Interface ICanonicalLinkDetector

  • All Known Implementing Classes:
    GenericCanonicalLinkDetector

    public interface ICanonicalLinkDetector

    Detects and return any canonical URL found in documents, whether from the HTTP headers (metadata), or from a page content (usually HTML). Documents having a canonical URL reference in them are rejected in favor of the document represented by the canonical URL.

    When a HttpCrawlerConfig.isFetchHttpHead() is true, a page won't be downloaded if a canonical link is found in the HTTP headers (saving bandwidth and processing). If not used, or if no canonical link was found, an attempt will be made against the HTTP headers obtained (if any) just after fetching a document.

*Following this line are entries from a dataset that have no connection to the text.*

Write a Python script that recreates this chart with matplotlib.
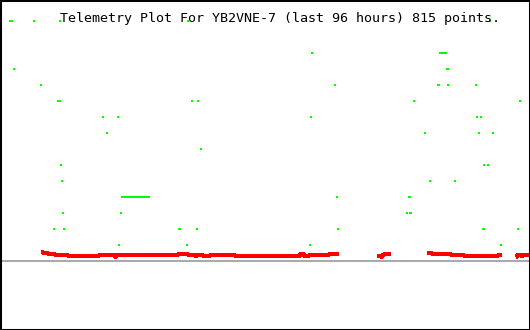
import numpy as np
import matplotlib
matplotlib.use("Agg")
import matplotlib.pyplot as plt

TITLE = "Telemetry Plot For YB2VNE-7 (last 96 hours) 815 points."

# ── green series: time (hours) and quantized level ───────────────────────────
green_t = [
    1.90, 2.26, 6.16, 10.78, 34.14, 88.75,                                  # 15
    56.51, 79.70, 79.88, 80.06, 80.24, 80.42, 80.60, 80.78,                 # 13
    2.54, 80.97, 81.15,                                                     # 12
    7.43, 60.68, 79.34, 79.52, 81.15, 86.22,                                # 11
    10.51, 10.87, 34.78, 35.86, 74.99, 94.19,                               # 10
    18.66, 21.37, 56.33, 86.40, 87.12,                                      # 9
    19.38, 76.98, 86.76, 89.30,                                             # 8
    36.41,                                                                  # 7
    11.05, 87.67, 88.39,                                                    # 6
    11.23, 77.89, 82.42,                                                    # 5
    22.10, 22.28, 22.46, 22.64, 22.82, 23.00, 23.18, 23.37, 23.55, 23.73,
    23.91, 24.09, 24.27, 24.45, 24.63, 24.82, 25.00, 25.18, 25.36, 25.54,
    25.72, 25.90, 26.08, 26.26, 26.45, 26.63, 26.81, 26.99,
    61.04, 74.08, 74.26,                                                    # 4
    11.41, 21.92, 73.72, 74.26, 74.45,                                      # 3
    9.78, 11.59, 32.42, 32.60, 35.68, 61.22, 87.49, 87.67, 93.83,           # 2
    21.55, 33.87, 56.15, 90.75,                                             # 1
]
green_v = (
    [15] * 6 + [13] * 8 + [12] * 3 + [11] * 6 + [10] * 6 + [9] * 5 +
    [8] * 4 + [7] * 1 + [6] * 3 + [5] * 3 + [4] * 31 + [3] * 5 +
    [2] * 9 + [1] * 4
)

# ── red series: step breakpoints (hours), NaN = no data ──────────────────────
red_t = [7.43, 7.79, 8.69, 9.96, 12.32, 17.93, 20.83, 21.01, 32.24, 34.05,
         35.32, 35.68, 36.77, 38.04, 42.57, 54.34, 55.06, 55.97, 59.59, 61.40,
         61.41,
         68.29, 69.01, 69.19, 69.55, 70.82,
         70.83,
         77.34, 78.25, 81.69, 84.05, 90.20, 90.93,
         90.94,
         93.46, 93.65, 94.37, 94.73, 95.82]
red_v = [0.56, 0.50, 0.44, 0.37, 0.31, 0.37, 0.25, 0.37, 0.44, 0.37,
         0.27, 0.37, 0.31, 0.37, 0.31, 0.40, 0.31, 0.37, 0.44, 0.44,
         np.nan,
         0.31, 0.25, 0.34, 0.44, 0.44,
         np.nan,
         0.50, 0.44, 0.37, 0.31, 0.37, 0.37,
         np.nan,
         0.25, 0.37, 0.27, 0.37, 0.37]

# ── figure ───────────────────────────────────────────────────────────────────
fig = plt.figure(figsize=(5.30, 3.30), dpi=100)
ax = fig.add_axes([0, 0, 1, 1])
ax.set_facecolor("white")

ax.axhline(0, color="#aaaaaa", lw=1.44, antialiased=False, zorder=1)

ax.plot(red_t, red_v, color="#ff0000", lw=1.5, drawstyle="steps-post",
        solid_capstyle="butt", antialiased=False, zorder=2)

rect = [(-0.5, -1), (0.5, -1), (0.5, 1), (-0.5, 1), (-0.5, -1)]
ax.plot(green_t, green_v, ls="none", marker=rect, markersize=1.6,
        markerfacecolor="#00ff00", markeredgewidth=0, antialiased=False,
        zorder=3)

ax.set_xlim(0, 96)
ax.set_ylim(-4.33, 16.29)
ax.set_xticks([])
ax.set_yticks([])
for s in ax.spines.values():
    s.set_color("black")
    s.set_linewidth(2.2)

fig.text(60 / 530, 1 - 22.3 / 330, TITLE, family="DejaVu Sans Mono",
         fontsize=9.6, color="black", ha="left", va="baseline")

fig.savefig("out.png", dpi=100)
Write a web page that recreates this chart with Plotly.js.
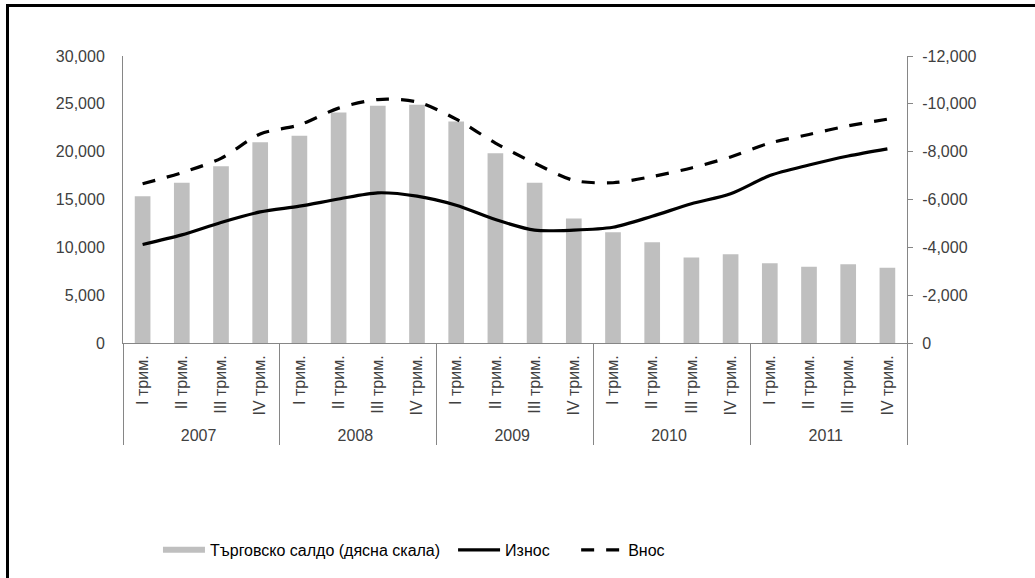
<!DOCTYPE html>
<html>
<head>
<meta charset="utf-8">
<script src="https://cdn.plot.ly/plotly-3.0.1.min.js"></script>
<style>
html,body{margin:0;padding:0;background:#fff;overflow:hidden;}
#frame{position:absolute;left:6px;top:4px;width:1100px;height:700px;border-left:3px solid #000;border-top:3px solid #000;}
#chart{position:absolute;left:0;top:0;width:1035px;height:578px;}
</style>
</head>
<body>
<div id="frame"></div>
<div id="chart"></div>
<script>
const years = ['2007','2007','2007','2007','2008','2008','2008','2008','2009','2009','2009','2009','2010','2010','2010','2010','2011','2011','2011','2011'];
const quarters = ['I трим.','II трим.','III трим.','IV трим.','I трим.','II трим.','III трим.','IV трим.','I трим.','II трим.','III трим.','IV трим.','I трим.','II трим.','III трим.','IV трим.','I трим.','II трим.','III трим.','IV трим.'];
const balance = [-6140,-6700,-7390,-8390,-8670,-9640,-9920,-9960,-9260,-7930,-6700,-5210,-4630,-4210,-3570,-3710,-3330,-3190,-3290,-3150];
const exports = [10300,11300,12600,13700,14300,15050,15700,15350,14400,12900,11800,11800,12100,13250,14550,15600,17500,18600,19550,20300];
const imports = [16650,17800,19300,21850,22800,24550,25450,25200,23400,20900,18800,17000,16750,17400,18300,19450,20900,21800,22700,23400];
const rightTickVals = [0,-2000,-4000,-6000,-8000,-10000,-12000];
const rightTickText = ['0','-2,000','-4,000','-6,000','-8,000','-10,000','-12,000'];
const leftTickVals = [0,5000,10000,15000,20000,25000,30000];
const leftTickText = ['0','5,000','10,000','15,000','20,000','25,000','30,000'];

const xcat = [years, quarters];
const FAM = '"Liberation Sans", Arial, sans-serif';
const fnt = {family:FAM, size:16, color:'#404040'};
const legFont = {family:FAM, size:16, color:'#000'};

const data = [
  {type:'bar', x:xcat, y:balance, name:'Търговско салдо (дясна скала)', marker:{color:'#BFBFBF'}, yaxis:'y', showlegend:false},
  {type:'scatter', mode:'lines', x:[null], y:[null], name:'Търговско салдо (дясна скала)', line:{color:'#BFBFBF', width:6}, yaxis:'y', legend:'legend'},
  {type:'scatter', mode:'lines', x:xcat, y:exports, name:'Износ', line:{color:'#000', width:3.2, shape:'spline', smoothing:0.8}, yaxis:'y2', legend:'legend2'},
  {type:'scatter', mode:'lines', x:xcat, y:imports, name:'Внос', line:{color:'#000', width:3.2, shape:'spline', smoothing:0.8, dash:'13px,12px'}, yaxis:'y2', legend:'legend3'}
];

function leg(x){
  return {orientation:'h', x:x, xanchor:'left', y:-0.715, yanchor:'middle', font:legFont, itemwidth:42, bgcolor:'rgba(0,0,0,0)'};
}

const layout = {
  width:1035, height:578,
  margin:{l:123, r:128, t:56, b:234},
  paper_bgcolor:'rgba(0,0,0,0)', plot_bgcolor:'rgba(0,0,0,0)',
  font:fnt,
  bargap:0.6,
  showlegend:true,
  legend:leg(0.0446),
  legend2:leg(0.421),
  legend3:leg(0.578),
  xaxis:{type:'multicategory', tickangle:-90, showline:true, linecolor:'#868686', linewidth:1, ticks:'', showdividers:true, dividercolor:'#868686', dividerwidth:1, tickfont:fnt, showgrid:false, range:[-0.5,19.5], ticklabelstandoff:5},
  yaxis:{side:'right', range:[0,-12000], tickvals:rightTickVals, ticktext:rightTickText, showgrid:false, zeroline:false, showline:true, linecolor:'#868686', ticks:'outside', ticklen:5, tickcolor:'#868686', tickfont:fnt, ticklabelstandoff:6},
  yaxis2:{overlaying:'y', side:'left', range:[0,30000], tickvals:leftTickVals, ticktext:leftTickText, showgrid:false, zeroline:false, showline:true, linecolor:'#868686', ticks:'', tickfont:fnt, ticklabelstandoff:14}
};

Plotly.newPlot('chart', data, layout, {displayModeBar:false, staticPlot:true});
</script>
</body>
</html>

If no canonical link was found there, then the content is evaluated.

    A canonical link found to be the same as the current page reference is ignored.

    Since:
    2.2.0
    Author:
    Pascal Essiembre
    • Method Detail

      • detectFromMetadata

        String detectFromMetadata​(String reference,
                                  Properties metadata)
        Detects from metadata gathered so far, which when invoked, is normally the HTTP header values.
        Parameters:
        reference - document reference
        metadata - metadata object containing HTTP headers
        Returns:
        the detected canonical URL or null if none is found.
      • detectFromContent

        String detectFromContent​(String reference,
                                 InputStream is,
                                 ContentType contentType)
                          throws IOException
        Detects from a document content the presence of a canonical URL. This occur before a document gets parsed and may apply to only a few content types.
        Parameters:
        reference - document reference
        is - the document content input stream
        contentType - the document content type
        Returns:
        the detected canonical URL or null if none is found.
        Throws:
        IOException - problem reading content